On 18 February 2026, the French Constitutional Council validated a landmark law adopted on 14 January 2026 establishing confidentiality protection—often referred to as “legal privilege”—for legal consultations prepared by in-house counsel (juristes d’entreprise). This reform, nearly four decades in the making, fundamentally changes how French companies can protect internal legal advice and has significant implications for document disclosure in international arbitration proceedings.
This alert summarizes the key features of the new law and offers practical guidance for parties involved in cross-border disputes.
Key Features of the New Law
What Is Protected?
In France, in-house counsel do not have the same legal status as external lawyers (avocats). Whereas external lawyers benefit from full professional secrecy (external lawyers’ legal advice, communications, emails, notes, and exchanges with clients are inherently confidential), in-house counsel do not. It follows that legal advice provided by in-house lawyers is not protected by privilege.

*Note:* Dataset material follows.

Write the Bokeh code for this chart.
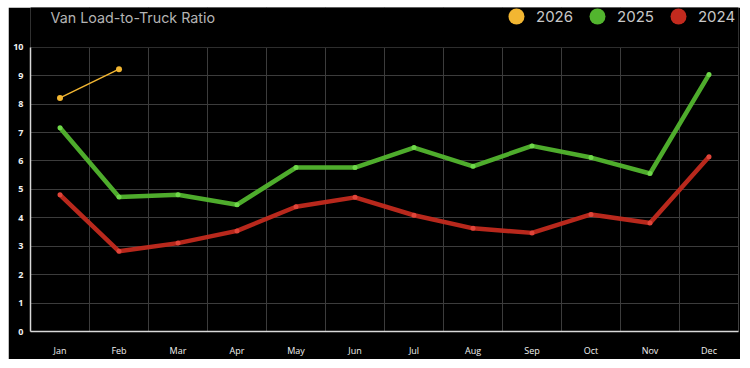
from bokeh.plotting import figure
from bokeh.layouts import column, row
from bokeh.models import (Legend, LegendItem, Label, FixedTicker, Range1d,
                          BoxAnnotation, Spacer)
from bokeh.embed import file_html
from bokeh.resources import INLINE

months = ["Jan", "Feb", "Mar", "Apr", "May", "Jun", "Jul", "Aug", "Sep", "Oct", "Nov", "Dec"]
v2026 = [8.22, 9.23]
v2025 = [7.17, 4.73, 4.81, 4.46, 5.77, 5.77, 6.47, 5.81, 6.53, 6.12, 5.56, 9.04]
v2024 = [4.81, 2.82, 3.11, 3.54, 4.39, 4.72, 4.09, 3.63, 3.47, 4.12, 3.82, 6.15]
yticks = list(range(0, 11))

C26, C25, C24 = "#f2b632", "#52b52e", "#c22a1e"

p = figure(width=732, height=352, output_backend="svg", toolbar_location=None,
           x_range=Range1d(-0.5, 11.5), y_range=Range1d(0, 11.4),
           min_border_left=22, min_border_right=2, min_border_top=0, min_border_bottom=27)
p.background_fill_color = "#000000"
p.border_fill_color = "#000000"
p.outline_line_color = None

# grid
p.xgrid.ticker = FixedTicker(ticks=[i + 0.5 for i in range(11)])
p.ygrid.ticker = FixedTicker(ticks=yticks)
p.xgrid.grid_line_color = "#3c3c3c"
p.ygrid.grid_line_color = "#3c3c3c"

# cover header area above 10
p.add_layout(BoxAnnotation(bottom=10, fill_color="#000000", fill_alpha=1,
                           line_color=None, level="underlay"))

xs = list(range(len(months)))

p.line(xs, v2024, line_color=C24, line_width=4.5, line_alpha=0.95)
p.scatter(xs, v2024, size=5, fill_color="#e0453a", line_color=None)
p.line(xs, v2025, line_color=C25, line_width=4.5, line_alpha=0.95)
p.scatter(xs, v2025, size=5, fill_color="#6fd84a", line_color=None)
p.line(xs[:len(v2026)], v2026, line_color=C26, line_width=1.5)
p.scatter(xs[:len(v2026)], v2026, size=6, fill_color=C26, line_color=None)

# legend markers (one point each, placed outside the visible range)
d26 = p.scatter([-5], [-5], size=16, marker="circle", fill_color=C26, line_color=None)
d25 = p.scatter([-5], [-5], size=16, marker="circle", fill_color=C25, line_color=None)
d24 = p.scatter([-5], [-5], size=16, marker="circle", fill_color=C24, line_color=None)
legend = Legend(items=[LegendItem(label="2026", renderers=[d26]),
                       LegendItem(label="2025", renderers=[d25]),
                       LegendItem(label="2024", renderers=[d24])],
                orientation="horizontal", location=(466, 295),
                background_fill_alpha=0, border_line_color=None,
                label_text_color="#c8c8c8", label_text_font="Inter",
                label_text_font_size="15px", glyph_width=40, glyph_height=40,
                spacing=4, label_standoff=0, padding=0, margin=0)
p.add_layout(legend, "center")

title = Label(x=20, y=314, x_units="screen", y_units="screen",
              text="Van Load-to-Truck Ratio", text_color="#b4b4b4",
              text_font="Inter", text_font_size="14.3px", text_baseline="middle")
p.add_layout(title)

# axes
p.xaxis.ticker = FixedTicker(ticks=xs)
p.xaxis.major_label_overrides = {i: m for i, m in enumerate(months)}
p.yaxis.ticker = FixedTicker(ticks=yticks)
p.yaxis.bounds = (0, 10)
for ax in (p.xaxis[0], p.yaxis[0]):
    ax.axis_line_color = "#d8d8d8"
    ax.axis_line_width = 1.5
    ax.major_tick_line_color = None
    ax.minor_tick_line_color = None
    ax.major_tick_out = 0
    ax.major_tick_in = 0
    ax.minor_tick_out = 0
    ax.minor_tick_in = 0
    ax.major_label_text_color = "#f0f0f0"
    ax.major_label_text_font = "Open Sans"
p.xaxis.major_label_text_font_size = "9px"
p.xaxis.major_label_standoff = 12
p.yaxis.major_label_text_font_size = "9px"
p.yaxis.major_label_text_font_style = "bold"
p.yaxis.major_label_standoff = 7

page = column(Spacer(height=7), row(Spacer(width=8), p))
open("out.html", "w").write(file_html(page, INLINE))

This new law aims to establish a confidentiality regime to legal consultations drafted by in house counsel.
The law protects “legal consultations” (consultations juridiques), defined as personalized intellectual work providing advice or opinions based on the application of a rule of law. This confidentiality extends to all draft versions of such consultations.
Conditions for Protection
For a document to benefit from confidentiality, four cumulative conditions must be met:
|
Condition |
Requirement |
|
Qualification |
The in-house counsel who drafted the consultation must hold a master’s degree in law, that is, a 5-year postgraduate degree (or equivalent). |
|
Ethics Training |
The in-house counsel must have completed training on ethical rules (the content of which will be determined at a later date by ministerial order). |
|
Labeling and classification |
Documents must bear the mention: “Confidential – Legal Consultation – In-House Counsel” and identify the author. Legal consultations must be classified separately within the company’s documentation system. |
|
Recipients |
Consultations must be addressed exclusively to senior management or governing bodies of the company, its group, or subsidiaries. |
Scope of Protection
Protected consultations cannot be compelled for production in civil, commercial, or administrative proceedings. This includes requests from French or foreign administrative authorities. They may likewise not be invoked against the company employing the in‑house counsel, nor against any company within the group to which that employer belongs.
However, the law carves out important exceptions:
- Criminal matters: No protection applies.
- Tax proceedings: No protection applies.
- EU authorities: The confidentiality cannot be asserted against European Union institutions exercising their control powers.
Challenging Confidentiality
The law establishes a procedure for challenging claimed confidentiality. A judge may lift confidentiality, either during civil or commercial proceedings, or during an administrative investigation, when:
- The document does not meet the legal requirements, or
- The document was intended to facilitate or incite fraud or violation of third-party rights.
Documents under challenge are placed under seal with a commissaire de justice (bailiff) pending judicial determination.
Fraudulent labeling of a document as confidential is punishable by up to one year imprisonment and €15,000 in fines.
Implications for International Arbitration
Document Production Requests
The new law has direct implications for document production in international arbitration, particularly when French companies are involved. Under the IBA Rules on the Taking of Evidence or similar institutional rules, parties routinely request production of internal legal analyses.
French parties may now assert confidentiality over qualifying in-house counsel advice in civil and commercial disputes—which encompasses most commercial arbitrations. This could significantly narrow the scope of discoverable documents in proceedings against French companies.
A Comparative Perspective
The reform aligns France with most OECD jurisdictions, where in-house counsel advice already enjoys some form of protection. Previously, France was an outlier, making French companies a target of choice.
Supporters argue the reform:
- provides a safeguard against the expanding extraterritorial application of foreign laws (notably U.S. discovery procedures);
- empowers French companies to compete on equal footing with their foreign counterparts;
- represents an indispensable tool for compliance and risk prevention, as it now enables in-house counsel to identify their organization’s vulnerabilities and address areas of risk, without fear of self-incrimination.
However, one important distinction remains. French in-house counsel privilege is in rem, meaning that it is attached to the document itself, whereas common law in-house counsel privilege is in personam, meaning that it is attached to the status of the in-house counsel. As a result, common law in-house counsel privilege tends to have a broader scope than its French equivalent.
Practical Considerations for Arbitration Practitioners
For Claimants against French parties: Be aware that internal compliance analyses, risk assessments, and legal opinions prepared by qualifying in-house counsel may now be shielded from production. Consider requesting documents that fall outside the privilege scope—for example, factual summaries, communications with external advisors, or documents created before the law’s implementation.
For French Respondents: Review your document management practices. Ensure qualifying legal consultations are properly labeled and archived separately. Make sure in-house counsel complete the required ethical rules training.
Timing and Next Steps
The law will enter into force on a date to be fixed by an implementing decree, no later than twelve months after promulgation. A government evaluation report is due within three years of the law’s enactment.